You see it hit me that the comicverse/comic blogsphere is an interesting and perhaps perfect place to see how much outsiders think they know about the POC community. And how often they get things wrong or they get wrapped up in old arguments that were created in the first place to cause strife and separation and a denial of foundation and a solid base.

It is more than a rant or an academic treatise on the fundamentals of beauty when POC bloggers talk about hair texture and style and the color of the skin of a character. It's about a history that we as POC can never, ever, forget; it's in our bones and our blood and our grandmother's tears over our skin when we stood in the sun too long playing like innocent children. It's in the fears of our mothers that our fair cheeks would attract some wayward lecherous man who would never be held accountable because as pale skinned as we, the innocent child might be, we were still OTHER enough to be a mere animal and the victims of a predator. It's in the sighs over a baby boy being beautiful but dark which makes it, to this day, unlikely he could live to see twenty one, or forty.
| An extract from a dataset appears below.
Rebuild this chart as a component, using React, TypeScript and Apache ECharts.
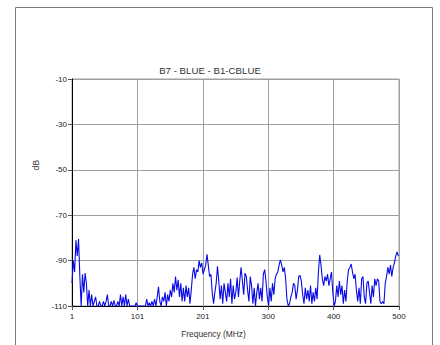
import React, { useEffect, useRef } from "react";
import * as echarts from "echarts";

// Sweep: first frequency and step (MHz)
const FREQ_START_MHZ = 1;
const FREQ_STEP_MHZ = 2;

const LEVEL_DB = [
  -100, -90, -95, -81, -88, -80.5, -97, -110, -96, -104,
  -95.5, -100, -110, -103, -110, -105, -110, -108, -106, -110,
  -110, -108, -110, -110, -108, -110, -108, -105, -110, -110,
  -108, -110, -107.5, -110, -110, -108, -110, -105, -110, -106,
  -110, -105, -110, -107, -110, -110, -110, -110, -110, -108.5,
  -110, -110, -110, -110, -110, -110, -110, -107, -110, -108.5,
  -110, -108, -110, -107, -110, -106, -101.5, -108, -110, -106,
  -108, -104, -110, -105, -108, -103, -106, -100, -104, -97,
  -103, -98.5, -106, -100, -108, -102, -108, -101, -106, -102,
  -109, -103, -96, -93, -98, -94, -95, -90, -93, -91,
  -96, -94, -92, -87.2, -92, -97, -96, -104, -109, -104,
  -100, -92.5, -99, -107, -101, -109, -100, -104, -108, -100,
  -106, -98, -109, -101, -107, -104, -97.5, -106, -99, -93,
  -99, -105, -95.5, -97, -103, -108, -97, -101, -109, -102,
  -110, -104, -100, -107, -102, -108, -96, -94, -99, -106,
  -110, -102, -108, -100, -105, -98, -96, -95, -92, -89.7,
  -92, -95, -93, -98, -107, -110, -109, -106, -104, -100,
  -101, -107, -103, -97, -96.5, -99, -105, -109, -102, -107,
  -103, -108, -101, -109, -104, -108, -102, -107, -95, -87.5,
  -92, -98, -101, -97, -99, -96, -101, -98, -95, -104,
  -110, -108, -101, -106, -99, -105, -101, -109, -103, -108,
  -99, -94, -93, -91.5, -95, -98, -96, -103, -108, -102,
  -109, -98, -97, -106, -109, -100, -99, -104, -109, -101,
  -106, -98, -101, -98, -99, -108, -109, -108, -109, -100,
  -97, -93, -96, -92, -97, -93, -91, -88, -86.2, -88,
];

const X_MIN_MHZ = 1;
const X_MAX_MHZ = 500;
const Y_MIN_DB = -110;
const Y_MAX_DB = -10;
const Y_STEP_DB = 20;
const X_DIVISIONS = 5;

const TITLE = "B7 - BLUE - B1-CBLUE";
const X_NAME = "Frequency (MHz)";
const Y_NAME = "dB";

const FONT = "'Liberation Sans', Arial, Helvetica, sans-serif";

export default function App() {
  const ref = useRef<HTMLDivElement>(null);

  useEffect(() => {
    if (!ref.current) return;
    const chart = echarts.init(ref.current, undefined, { renderer: "svg" });

    // axes are offset so that tick counting starts at 0
    const data = LEVEL_DB.map((v, i) => [
      FREQ_START_MHZ + i * FREQ_STEP_MHZ - X_MIN_MHZ,
      v - Y_MIN_DB,
    ]);
    const xSpan = X_MAX_MHZ - X_MIN_MHZ;

    chart.setOption({
      animation: false,
      backgroundColor: "#ffffff",
      grid: {
        left: 72,
        top: 79,
        right: 41,
        bottom: 39,
        show: true,
        borderColor: "#a0a0a0",
        borderWidth: 1,
        backgroundColor: "#ffffff",
        containLabel: false,
        outerBoundsMode: "none",
      },
      xAxis: {
        type: "value",
        min: 0,
        max: xSpan,
        interval: xSpan / X_DIVISIONS,
        axisLine: { onZero: false, lineStyle: { color: "#000000", width: 1 } },
        axisTick: { show: true, length: 4, lineStyle: { color: "#555555" } },
        splitLine: { show: true, lineStyle: { color: "#a0a0a0", width: 1 } },
        axisLabel: {
          show: true,
          showMinLabel: true,
          showMaxLabel: true,
          formatter: (v: number) => String(Math.round(v + X_MIN_MHZ)),
          fontSize: 8,
          color: "#222222",
          fontFamily: FONT,
          margin: 6,
        },
      },
      yAxis: {
        type: "value",
        min: 0,
        max: Y_MAX_DB - Y_MIN_DB,
        interval: Y_STEP_DB,
        axisLine: { show: true, onZero: false, lineStyle: { color: "#000000", width: 1 } },
        axisTick: { show: true, length: 4, lineStyle: { color: "#555555" } },
        splitLine: { show: true, lineStyle: { color: "#a0a0a0", width: 1 } },
        axisLabel: {
          show: true,
          showMinLabel: true,
          showMaxLabel: true,
          formatter: (v: number) => String(Math.round(v + Y_MIN_DB)),
          fontSize: 8,
          color: "#222222",
          fontFamily: FONT,
          margin: 5,
        },
      },
      series: [
        {
          type: "line",
          data,
          showSymbol: false,
          symbol: "none",
          clip: true,
          lineStyle: { color: "#0a0ae6", width: 1.1 },
          itemStyle: { color: "#0a0ae6" },
        },
      ],
      graphic: [
        {
          type: "rect",
          silent: true,
          shape: { x: 15.5, y: 7.5, width: 417, height: 350 },
          style: { fill: "none", stroke: "#7a7a7a", lineWidth: 1 },
        },
        {
          type: "text",
          x: 210,
          y: 70.5,
          style: {
            text: TITLE,
            fill: "#333333",
            font: `9.7px ${FONT}`,
            textAlign: "center",
            textVerticalAlign: "middle",
          },
        },
        {
          type: "text",
          x: 213.5,
          y: 334,
          style: {
            text: X_NAME,
            fill: "#333333",
            font: `8.4px ${FONT}`,
            textAlign: "center",
            textVerticalAlign: "middle",
          },
        },
        {
          type: "text",
          x: 35.5,
          y: 165,
          rotation: Math.PI / 2,
          style: {
            text: Y_NAME,
            fill: "#333333",
            font: `8.4px ${FONT}`,
            textAlign: "center",
            textVerticalAlign: "middle",
          },
        },
      ],
    });

    return () => chart.dispose();
  }, []);

  return (
    <div
      ref={ref}
      style={{ position: "fixed", left: 0, top: 0, width: 440, height: 345 }}
    />
  );
}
When is hair more than hair? Skin more than skin? When it's dark skin and dark hair, sometimes kinked and sometimes not. When are eyes more than eyes? When they're slanted, with different folds. When eyes and hair and skin are all a line that represents inclusion or exclusion. When there's intergenerational trauma. When what you look like involves history as recent as your grandparents that no one wants to talk about because of the bad things that happened that can never. ever. be rectified.
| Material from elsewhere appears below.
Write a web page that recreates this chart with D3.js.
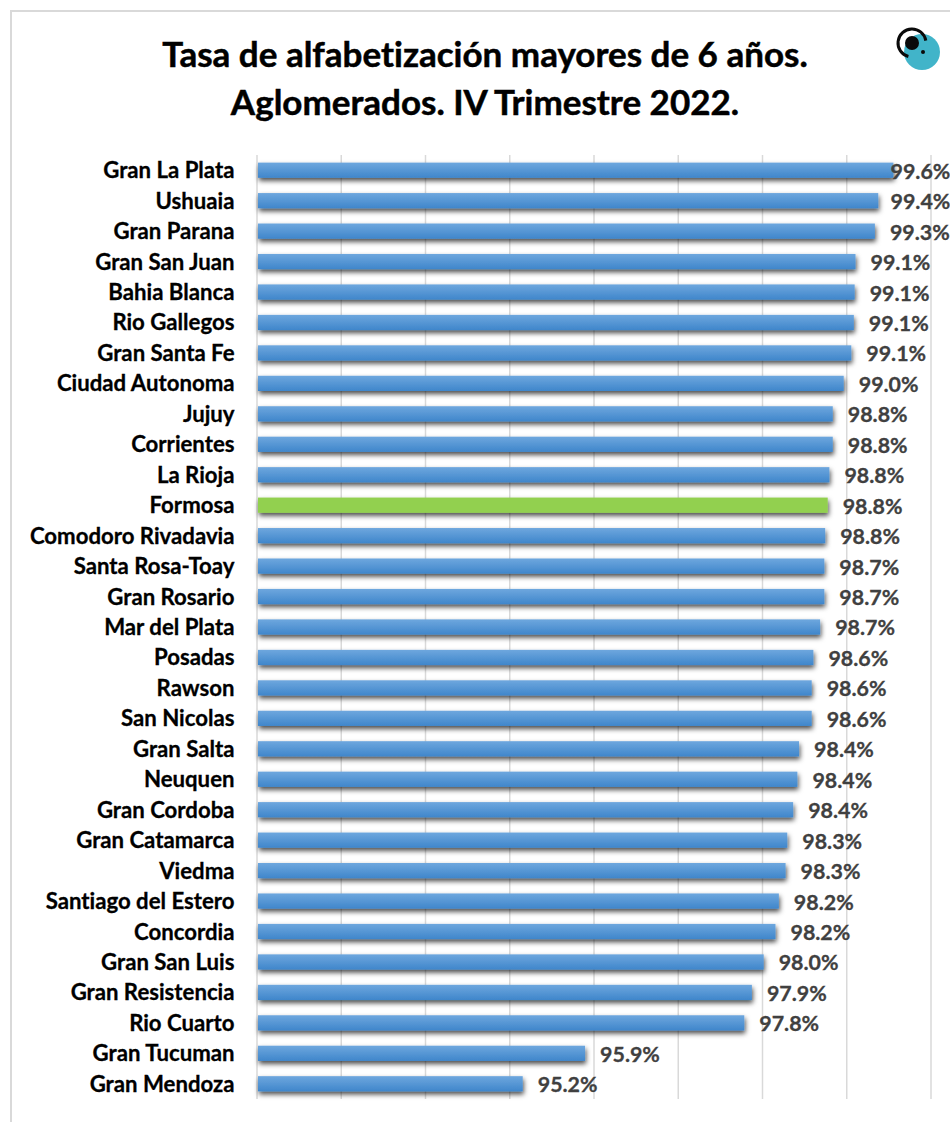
<!DOCTYPE html>
<html>
<head>
<meta charset="utf-8">
<script src="https://cdn.jsdelivr.net/npm/d3@7"></script>
<style>
  html, body { margin: 0; padding: 0; background: #fff; }
  svg { display: block; font-family: Lato, "Open Sans", sans-serif; font-weight: 700; font-variant-ligatures: none; }
  .title { font-size: 35px; fill: #000; text-anchor: middle; stroke: #000; stroke-width: 0.5; }
  .yaxis text { font-size: 22.2px; fill: #000; font-weight: 700; stroke: #000; stroke-width: 0.3; }
  .val { font-size: 21.4px; fill: #404040; stroke: #404040; stroke-width: 0.3; }
  .grid line { stroke: #d9d9d9; stroke-width: 1.5; }
</style>
</head>
<body>
<div id="chart"></div>
<script>
const categories = ["Gran La Plata", "Ushuaia", "Gran Parana", "Gran San Juan", "Bahia Blanca", "Rio Gallegos",
  "Gran Santa Fe", "Ciudad Autonoma", "Jujuy", "Corrientes", "La Rioja", "Formosa", "Comodoro Rivadavia",
  "Santa Rosa-Toay", "Gran Rosario", "Mar del Plata", "Posadas", "Rawson", "San Nicolas", "Gran Salta",
  "Neuquen", "Gran Cordoba", "Gran Catamarca", "Viedma", "Santiago del Estero", "Concordia", "Gran San Luis",
  "Gran Resistencia", "Rio Cuarto", "Gran Tucuman", "Gran Mendoza"];
const values = [99.56, 99.38, 99.34, 99.11, 99.10, 99.09, 99.06, 98.97, 98.84, 98.84, 98.80, 98.78, 98.75,
  98.74, 98.74, 98.69, 98.61, 98.59, 98.59, 98.44, 98.42, 98.37, 98.30, 98.28, 98.20, 98.16, 98.02,
  97.88, 97.79, 95.90, 95.16];
const gridTicks = [92, 93, 94, 95, 96, 97, 98, 99, 100];
const titleLines = ["Tasa de alfabetización mayores de 6 años.", "Aglomerados. IV Trimestre 2022."];
const highlight = "Formosa";

const width = 950, height = 1122;
const margin = {top: 155, left: 256.5, bottom: 23, right: 19.5};

const svg = d3.select("#chart").append("svg")
    .attr("width", width)
    .attr("height", height);

// gradient and shadow for the bars
const defs = svg.append("defs");
const grad = defs.append("linearGradient")
    .attr("id", "blue")
    .attr("x1", 0).attr("y1", 0).attr("x2", 0).attr("y2", 1);
grad.append("stop").attr("offset", "0%").attr("stop-color", "#6ea7de");
grad.append("stop").attr("offset", "100%").attr("stop-color", "#3f86cb");
const shadow = defs.append("filter")
    .attr("id", "shadow")
    .attr("x", "-5%").attr("y", "-60%").attr("width", "110%").attr("height", "260%");
shadow.append("feDropShadow")
    .attr("dx", 1).attr("dy", 3).attr("stdDeviation", 2.6)
    .attr("flood-color", "#000").attr("flood-opacity", 0.7);

// chart frame, only top and left are inside the picture
svg.append("path")
    .attr("d", `M${width},11H11V${height}`)
    .attr("fill", "none")
    .attr("stroke", "#d9d9d9")
    .attr("stroke-width", 2);

// scales
const x = d3.scaleLinear()
    .domain([92, 100])
    .range([margin.left, width - margin.right]);
const y = d3.scaleBand()
    .domain(categories)
    .range([margin.top, height - margin.bottom])
    .paddingInner(0.5)
    .paddingOuter(0.25);

// vertical grid
const grid = svg.append("g")
    .attr("class", "grid")
    .attr("transform", `translate(0,${height - margin.bottom})`)
    .call(d3.axisBottom(x).tickValues(gridTicks).tickFormat("").tickSizeOuter(0));
grid.select(".domain").remove();
grid.selectAll(".tick line").attr("y2", -(height - margin.bottom - margin.top));

// category labels
const yAxis = svg.append("g")
    .attr("class", "yaxis")
    .attr("transform", `translate(${margin.left - 22},0)`)
    .call(d3.axisLeft(y).tickSize(0).tickPadding(0));
yAxis.select(".domain").remove();
yAxis.selectAll("text").attr("dy", "0.36em").style("font-family", "Lato, sans-serif");

// bars, they start just right of the axis line
const data = categories.map((c, i) => ({name: c, value: values[i]}));
const barStart = x(92) + 1.5;
svg.append("g").selectAll("rect")
    .data(data)
    .enter()
    .append("rect")
    .attr("x", barStart)
    .attr("y", d => y(d.name))
    .attr("width", d => x(d.value) - barStart)
    .attr("height", y.bandwidth())
    .attr("fill", d => d.name === highlight ? "#92d050" : "url(#blue)")
    .attr("filter", "url(#shadow)");

// value labels, pushed back when they would run out of the picture
const labelMax = 890.5;
svg.append("g").selectAll("text")
    .data(data)
    .enter()
    .append("text")
    .attr("class", "val")
    .attr("x", d => Math.min(x(d.value) + 15, labelMax))
    .attr("y", d => y(d.name) + y.bandwidth() / 2 + 1)
    .attr("dy", "0.35em")
    .text(d => d3.format(".1f")(d.value) + "%");

// title
svg.selectAll(".title")
    .data(titleLines)
    .enter()
    .append("text")
    .attr("class", "title")
    .attr("x", 485)
    .attr("y", (d, i) => 67 + i * 48)
    .text(d => d);

// logo
const logo = svg.append("g");
logo.append("circle").attr("cx", 922).attr("cy", 52).attr("r", 18).attr("fill", "#41b4c9");
logo.append("path")
    .attr("transform", "translate(912,43)")
    .attr("d", d3.arc().innerRadius(12.5).outerRadius(15.5).startAngle(-2.88).endAngle(1.4)())
    .attr("fill", "#0a0a0a");
logo.append("circle").attr("cx", 912).attr("cy", 43).attr("r", 7).attr("fill", "#0a0a0a");
logo.append("circle").attr("cx", 923).attr("cy", 52).attr("r", 2).attr("fill", "#0a0a0a");
</script>
</body>
</html>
Each bit of melanin in our skin is a word in a history that often only other POC hear screaming. That is what is up on the page with POC characters. To deny Vixen her dark skin and her flatter and larger nose; to deny a character his locced hair, or natural fro, is to try and erase an ocean of history... because those who made the decisions and sign off on the prints are still cocooned in the sense of power their ancestors had when they raped a land; India, Africa, Australia, Vietnam, Laos, Japan and more. It's a violation of the memory of the past, the weight of the present and the promise of the future.

1 comment:

  1. the comicverse/comic blogsphere is an interesting and perhaps perfect place to see how much outsiders think they know about the POC community.

    All of it is-- scifi books, tv, graphic novels, comics, etc. We've seen repeatedly in the content and in the discussions about the content how little people know, but feel is a vast store of knowledge.